X corp is owned equally by 25 shareholders. Y LLC is owned equally by the same 25 shareholders. The way I read the regs this is not a controlled group. However, if X owned 100% of y, it would be a controlled group. Am I missing something? I would like for the first example to be a controlled group so I can file a 5307 instead of a 5300. If I get a letter for both companies, the user fee is $700 for the 5300 as compared to $125 for the 5307. Any thoughts?

Posted

I also agree -- unless voting power is different than ownership percentages.

Look at it this way: It is assumed that there is not a small influential group that has enough power to make the same decisions for both companies. The votes are scattered enough that the decisions could easily be different. Therefore, they aren't forced to make similar decisions for both companies.

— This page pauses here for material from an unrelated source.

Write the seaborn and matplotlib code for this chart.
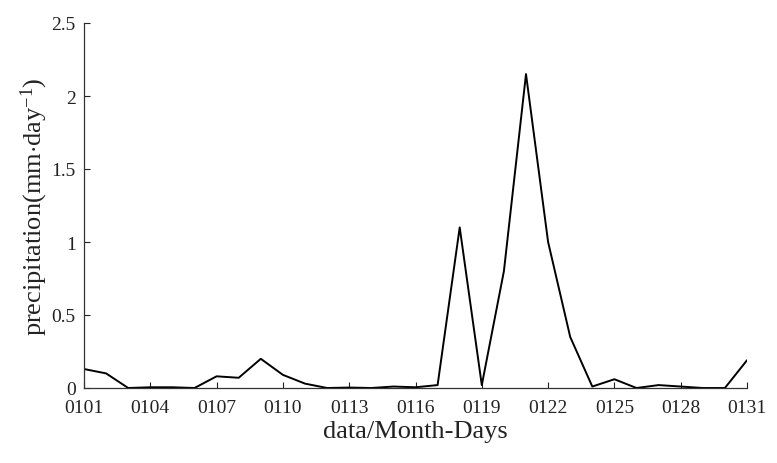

If X owned 100% of Y, then it would be assumed that the governing body of X would be influential in both decisions. So the answer is different.

Guest jashendo
Posted

There is no controlled group in your example without additional facts, e.g., shareholders/members are related so that one's ownership would be attributed to another to a sufficient degree that you would meet the brother/sister tests. For example, if the 25 equal shareholders were in fact 5 families of 5 members each (or family trusts, or other attribution entities), then after attribution you would have five 20% owners, and a brother/sister controlled group.

Posted

Thanks for your input. No relationship between the shareholders so no attribution.